Sometimes you need to modify parts of a core (like a gate) on-the-fly to get the desired behavior. For instance, if you are using ++roll to calculate the multiplicative product of the elements of a list, this “just works”:

> (roll `(list @ud)`~[10 12 14 16 18] mul)
483.840

In contrast, if you do the same thing to a list of numbers with a fractional part (@rs floating-point values), the naïve operation will fail:

> (roll `(list @rs)`~[.10 .12 .14 .16 .18] mul:rs)
.0

Why is this? Let's peek inside the gates and see. Since we know a core is a cell of [battery payload], let's take a look at the payload:

> +:mul
[[a=1 b=1] <33.uof 1.pnw %138>]
> +:mul:rs
[[a=.0 b=.0] <21.ezj [r=?(%d %n %u %z) <51.njr 139.oyl 33.uof 1.pnw %138>]>]

The correct behavior for ++mul:rs is really to multiply starting from one, not zero, so that ++roll doesn't wipe out the entire product.

Custom Samples

In an earlier exercise we created a door with sample [a=@ud b=@ud c=@ud]. If we investigated, we would find that the initial value of each is 0, the bunt value of @ud.

> +6:poly
[a=0 b=0 c=0]

What if we wish to define a door with a chosen sample value directly? We can make use of the $_ buccab rune, whose irregular form is simply _. To create the door poly with the sample set to have certain values in the Dojo, we would write

> =poly |_ [a=_5 b=_4 c=_3]
++ quad
|= x=@ud
(add (add (mul a (mul x x)) (mul b x)) c)
--
> (quad:poly 2)
31

For our earlier example with ++roll, if we wanted to set the default sample to have a different value than the bunt of the type, we could use _ cab:

> =mmul |=([a=_.1 b=_.1] (mul:rs a b))
> (roll `(list @rs)`~[.10 .12 .14 .16 .18] mmul)
.483840

Named Tuples

A named tuple is a structured collection of values with faces. The $: buccol rune forms a named tuple. We use these implicitly in an irregular form when we specify the sample of a gate, as |=([a=@ b=@] (add a b)) expands to a $: buccol expression for [a=@ b=@]. Otherwise, we only need these if we are building a special type like a vector (e.g. with two components like an x and a y).

Structure Mode

Most Hoon expressions evaluate normally (that's what “normal” means), what we'll call noun mode (or normal mode). However, sample definitions and +$ lusbuc mold specification arms evaluate in what is called structure mode. (You may occasionally see this the older term “spec mode”.) Structure mode expressions use a similar syntax to regular Hoon expressions but create structure definitions instead.
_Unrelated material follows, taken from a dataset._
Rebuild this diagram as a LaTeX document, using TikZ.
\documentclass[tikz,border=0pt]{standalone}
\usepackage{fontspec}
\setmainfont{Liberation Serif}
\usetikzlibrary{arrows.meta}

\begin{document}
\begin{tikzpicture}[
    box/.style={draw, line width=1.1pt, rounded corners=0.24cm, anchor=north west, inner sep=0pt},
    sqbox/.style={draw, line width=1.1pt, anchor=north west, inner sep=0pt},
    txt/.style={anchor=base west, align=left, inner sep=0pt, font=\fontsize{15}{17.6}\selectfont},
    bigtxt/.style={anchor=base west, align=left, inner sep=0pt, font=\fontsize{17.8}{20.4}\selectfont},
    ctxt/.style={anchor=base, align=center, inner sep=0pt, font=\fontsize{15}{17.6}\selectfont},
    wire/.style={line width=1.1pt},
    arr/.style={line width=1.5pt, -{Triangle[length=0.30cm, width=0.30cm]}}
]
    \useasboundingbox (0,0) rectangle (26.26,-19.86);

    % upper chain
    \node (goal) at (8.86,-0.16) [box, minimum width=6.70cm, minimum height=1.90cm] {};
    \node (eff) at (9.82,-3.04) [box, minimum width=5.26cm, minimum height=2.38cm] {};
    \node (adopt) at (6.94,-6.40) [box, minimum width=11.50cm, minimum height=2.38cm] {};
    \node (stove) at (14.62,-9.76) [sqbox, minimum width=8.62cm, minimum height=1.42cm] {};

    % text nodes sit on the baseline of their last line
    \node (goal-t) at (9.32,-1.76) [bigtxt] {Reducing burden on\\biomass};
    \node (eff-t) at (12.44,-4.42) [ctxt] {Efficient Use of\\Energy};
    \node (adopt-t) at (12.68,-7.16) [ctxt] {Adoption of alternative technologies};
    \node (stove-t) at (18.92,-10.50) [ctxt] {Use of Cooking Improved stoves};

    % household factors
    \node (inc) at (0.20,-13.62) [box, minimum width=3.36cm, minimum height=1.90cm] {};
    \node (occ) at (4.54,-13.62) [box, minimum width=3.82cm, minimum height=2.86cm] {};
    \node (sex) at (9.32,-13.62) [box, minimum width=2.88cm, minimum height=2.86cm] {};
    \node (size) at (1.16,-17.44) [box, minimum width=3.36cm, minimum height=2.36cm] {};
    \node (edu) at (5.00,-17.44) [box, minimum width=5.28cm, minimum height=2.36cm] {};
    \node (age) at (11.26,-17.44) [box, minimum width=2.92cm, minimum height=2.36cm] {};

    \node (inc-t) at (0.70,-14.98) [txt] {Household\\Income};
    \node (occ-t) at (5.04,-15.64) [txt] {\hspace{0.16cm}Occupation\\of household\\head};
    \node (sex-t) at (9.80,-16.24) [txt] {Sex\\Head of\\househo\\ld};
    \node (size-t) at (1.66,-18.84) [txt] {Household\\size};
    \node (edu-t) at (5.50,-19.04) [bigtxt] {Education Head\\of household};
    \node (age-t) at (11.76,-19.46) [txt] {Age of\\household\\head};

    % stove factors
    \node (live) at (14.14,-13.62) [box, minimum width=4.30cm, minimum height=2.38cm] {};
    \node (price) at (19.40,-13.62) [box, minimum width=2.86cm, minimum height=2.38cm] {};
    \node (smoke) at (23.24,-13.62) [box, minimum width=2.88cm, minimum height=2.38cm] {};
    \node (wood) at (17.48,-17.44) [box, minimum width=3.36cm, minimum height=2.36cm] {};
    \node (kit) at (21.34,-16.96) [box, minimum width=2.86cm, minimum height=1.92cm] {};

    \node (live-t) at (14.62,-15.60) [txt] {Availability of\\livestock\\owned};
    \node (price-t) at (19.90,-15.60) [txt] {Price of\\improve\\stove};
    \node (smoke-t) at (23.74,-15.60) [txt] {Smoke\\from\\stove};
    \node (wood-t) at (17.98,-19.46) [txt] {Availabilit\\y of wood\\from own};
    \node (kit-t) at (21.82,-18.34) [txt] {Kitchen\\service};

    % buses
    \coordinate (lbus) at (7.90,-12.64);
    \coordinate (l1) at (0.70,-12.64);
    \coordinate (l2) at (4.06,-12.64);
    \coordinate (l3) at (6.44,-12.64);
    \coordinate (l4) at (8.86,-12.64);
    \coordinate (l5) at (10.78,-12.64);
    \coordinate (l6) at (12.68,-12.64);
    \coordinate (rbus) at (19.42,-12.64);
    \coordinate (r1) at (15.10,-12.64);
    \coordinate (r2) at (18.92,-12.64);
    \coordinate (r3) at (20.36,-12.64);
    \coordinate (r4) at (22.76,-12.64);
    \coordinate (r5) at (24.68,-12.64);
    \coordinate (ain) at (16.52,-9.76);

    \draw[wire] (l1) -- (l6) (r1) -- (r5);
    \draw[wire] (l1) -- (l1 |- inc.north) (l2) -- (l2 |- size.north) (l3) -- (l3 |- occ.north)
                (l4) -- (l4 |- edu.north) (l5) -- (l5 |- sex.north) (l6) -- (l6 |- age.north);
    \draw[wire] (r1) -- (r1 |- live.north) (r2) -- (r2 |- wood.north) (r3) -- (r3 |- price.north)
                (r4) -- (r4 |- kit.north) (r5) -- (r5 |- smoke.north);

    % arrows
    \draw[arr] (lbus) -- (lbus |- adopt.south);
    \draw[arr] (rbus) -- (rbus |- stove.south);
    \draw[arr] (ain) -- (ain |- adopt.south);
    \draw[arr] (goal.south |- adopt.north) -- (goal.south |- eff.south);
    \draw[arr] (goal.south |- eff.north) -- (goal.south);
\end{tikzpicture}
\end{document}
For instance, in eval mode if you use the irregular form p=1 this is an irregular form of the ^= kettis rune. This is one way to define a variable using a =+ tislus; these are equivalent statements:

> =+(hello=1 hello)
1
> =+(^=(hello 1) hello)
1

(Normally we have preferred =/ tisfas in the Hoon School docs, but that is just for consistency.)
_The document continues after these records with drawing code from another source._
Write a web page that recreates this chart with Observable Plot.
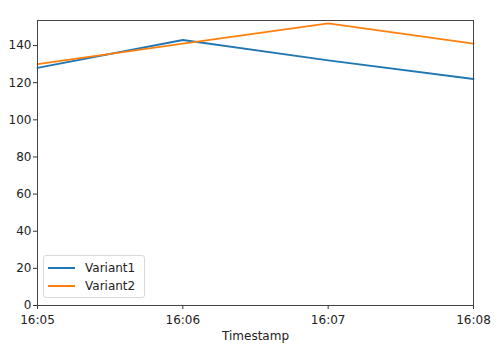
<!DOCTYPE html>
<html>
<head>
<meta charset="utf-8">
<script src="https://cdn.jsdelivr.net/npm/d3@7"></script>
<script src="https://cdn.jsdelivr.net/npm/@observablehq/plot@0.6"></script>
<style>
  html, body { margin: 0; padding: 0; background: #fff; }
  #wrap { position: relative; width: 500px; height: 355px; font-family: "DejaVu Sans", sans-serif; }
  #legend { position: absolute; left: 43px; top: 255px; width: 102px; height: 43px; border: 1px solid #d9d9d9; border-radius: 3px; background: rgba(255,255,255,0.8); box-sizing: border-box; font-size: 12px; color: #222; }
  .item { position: absolute; left: 4px; height: 15px; display: flex; align-items: center; }
  .swatch { width: 27px; height: 2px; margin-right: 10px; }
</style>
</head>
<body>
<div id="wrap"></div>
<script>
const timestamps = ["16:05", "16:06", "16:07", "16:08"];
const variant1 = [128, 143, 132, 122];
const variant2 = [130, 141, 152, 141];
const seriesNames = ["Variant1", "Variant2"];
const seriesColors = ["#1f77b4", "#ff7f0e"];
const yTicks = [0, 20, 40, 60, 80, 100, 120, 140];

const toDate = s => new Date(Date.UTC(2020, 0, 1, +s.split(":")[0], +s.split(":")[1]));
const rows = [];
[variant1, variant2].forEach((vals, i) => {
  vals.forEach((v, j) => rows.push({t: toDate(timestamps[j]), v, s: seriesNames[i]}));
});
const allVals = variant1.concat(variant2);
const lo = d3.min(allVals), hi = d3.max(allVals);
const yMax = hi + 0.05 * (hi - lo);

const chart = Plot.plot({
  width: 500,
  height: 355,
  marginLeft: 37,
  marginRight: 27,
  marginTop: 20,
  marginBottom: 50,
  style: {fontFamily: "DejaVu Sans, sans-serif", fontSize: "12px", color: "#222", background: "#fff"},
  x: {type: "utc", domain: [toDate(timestamps[0]), toDate(timestamps[timestamps.length - 1])]},
  y: {domain: [0, yMax]},
  color: {domain: seriesNames, range: seriesColors},
  marks: [
    Plot.axisY({ticks: yTicks, tickSize: 4, tickPadding: 2, label: null, stroke: "#333", fontSize: 12}),
    Plot.axisX({ticks: timestamps.map(toDate), tickFormat: d3.utcFormat("%H:%M"), tickSize: 4, tickPadding: 6, label: null, stroke: "#333", fontSize: 12}),
    Plot.text(["Timestamp"], {frameAnchor: "bottom", dy: 34, fontSize: 12, fill: "#222"}),
    Plot.line(rows, {x: "t", y: "v", z: "s", stroke: "s", strokeWidth: 1.8}),
    Plot.frame({stroke: "#444", strokeWidth: 1})
  ]
});

const wrap = document.getElementById("wrap");
wrap.appendChild(chart);
const legend = document.createElement("div");
legend.id = "legend";
seriesNames.forEach((name, i) => {
  const item = document.createElement("div");
  item.className = "item";
  item.style.top = (4 + i * 18) + "px";
  const sw = document.createElement("div");
  sw.className = "swatch";
  sw.style.background = seriesColors[i];
  const label = document.createElement("span");
  label.textContent = name;
  item.appendChild(sw);
  item.appendChild(label);
  legend.appendChild(item);
});
wrap.appendChild(legend);
</script>
</body>
</html>
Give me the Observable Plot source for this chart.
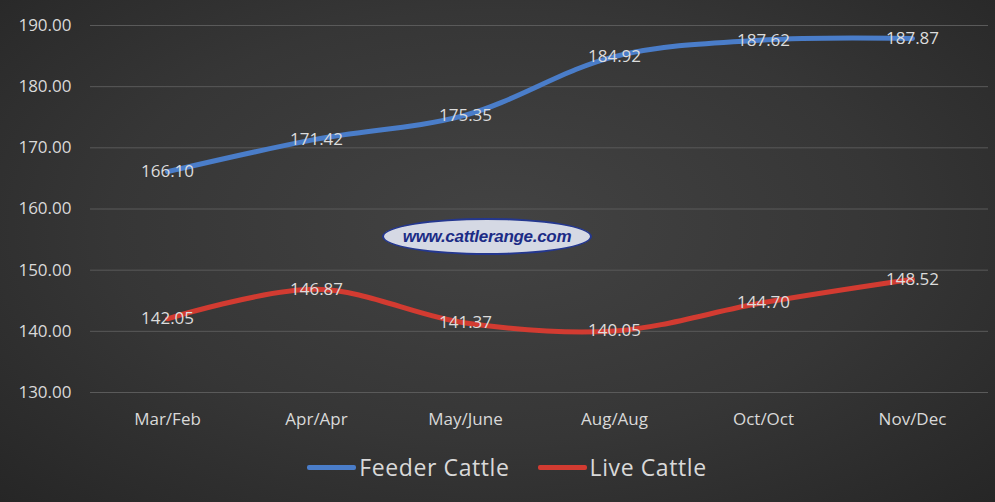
<!DOCTYPE html>
<html>
<head>
<meta charset="utf-8">
<script src="https://cdn.jsdelivr.net/npm/d3@7"></script>
<script src="https://cdn.jsdelivr.net/npm/@observablehq/plot@0.6"></script>
<style>
  html, body { margin: 0; padding: 0; }
  body {
    width: 995px; height: 502px; overflow: hidden; position: relative;
    background: radial-gradient(ellipse at 50% 45%, #434343 0%, #363636 55%, #262626 100%);
    font-family: "Open Sans", sans-serif;
  }
  #legend {
    position: absolute; left: 0; top: 447px; width: 995px; height: 40px; box-sizing: border-box; padding-left: 19px;
    display: flex; justify-content: center; align-items: center; gap: 28px;
    color: #d9d9d9; font-size: 23px; letter-spacing: 0.6px;
  }
  .item { display: flex; align-items: center; }
  .swatch { width: 49px; height: 5px; margin-right: 3px; border-radius: 2px; }
  #watermark {
    position: absolute; left: 382px; top: 218px; width: 210px; height: 37px;
    border-radius: 50%; background: #d5d9e4; border: 2px solid #24378f; box-sizing: border-box;
    display: flex; justify-content: center; align-items: center;
    font: italic bold 17px "Liberation Sans", Arial, sans-serif; color: #1c2c86; letter-spacing: -0.3px;
  }
</style>
</head>
<body>
<div id="chart"></div>
<div id="watermark">www.cattlerange.com</div>
<div id="legend"></div>
<script>
const months = ["Mar/Feb", "Apr/Apr", "May/June", "Aug/Aug", "Oct/Oct", "Nov/Dec"];
const feederCattle = [166.10, 171.42, 175.35, 184.92, 187.62, 187.87];
const liveCattle = [142.05, 146.87, 141.37, 140.05, 144.70, 148.52];
const seriesNames = ["Feeder Cattle", "Live Cattle"];
const seriesColors = ["#4a7dc9", "#d23b31"];
const yTicks = [130, 140, 150, 160, 170, 180, 190];

const data = [];
[feederCattle, liveCattle].forEach((vals, si) => {
  vals.forEach((v, i) => data.push({series: seriesNames[si], month: months[i], value: v}));
});

const chart = Plot.plot({
  width: 995,
  height: 440,
  marginLeft: 90,
  marginRight: 7,
  marginTop: 25,
  marginBottom: 48,
  style: {background: "transparent", color: "#d9d9d9", fontFamily: "Open Sans, sans-serif", fontSize: "17px"},
  x: {type: "point", domain: months, padding: 0.5, label: null, tickSize: 0, tickPadding: 20},
  y: {domain: [130, 190], ticks: yTicks, tickFormat: d3.format(".2f"), label: null, tickSize: 0, tickPadding: 19},
  color: {domain: seriesNames, range: seriesColors},
  marks: [
    Plot.gridY(yTicks, {stroke: "#5a5a5a", strokeOpacity: 1, strokeWidth: 1}),
    Plot.line(data, {x: "month", y: "value", z: "series", stroke: "series", strokeWidth: 5, curve: "catmull-rom"}),
    Plot.text(data, {x: "month", y: "value", text: d => d.value.toFixed(2), fill: "#dcdcdc", fontSize: 17})
  ]
});
document.getElementById("chart").appendChild(chart);

const legend = document.getElementById("legend");
seriesNames.forEach((n, i) => {
  const item = document.createElement("div");
  item.className = "item";
  item.innerHTML = `<span class="swatch" style="background:${seriesColors[i]}"></span><span>${n}</span>`;
  legend.appendChild(item);
});
</script>
</body>
</html>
In a sample definition, such as in a gate, the statement is evaluated in structure mode; these are equivalent statements:

|=(hello=@ hello)
|=($=(hello @) hello)

There are several other subtle cases where normal mode and structure mode diverge, but most of the time structure mode is invisible to you. The $ buc runes are typically invoked in structure mode.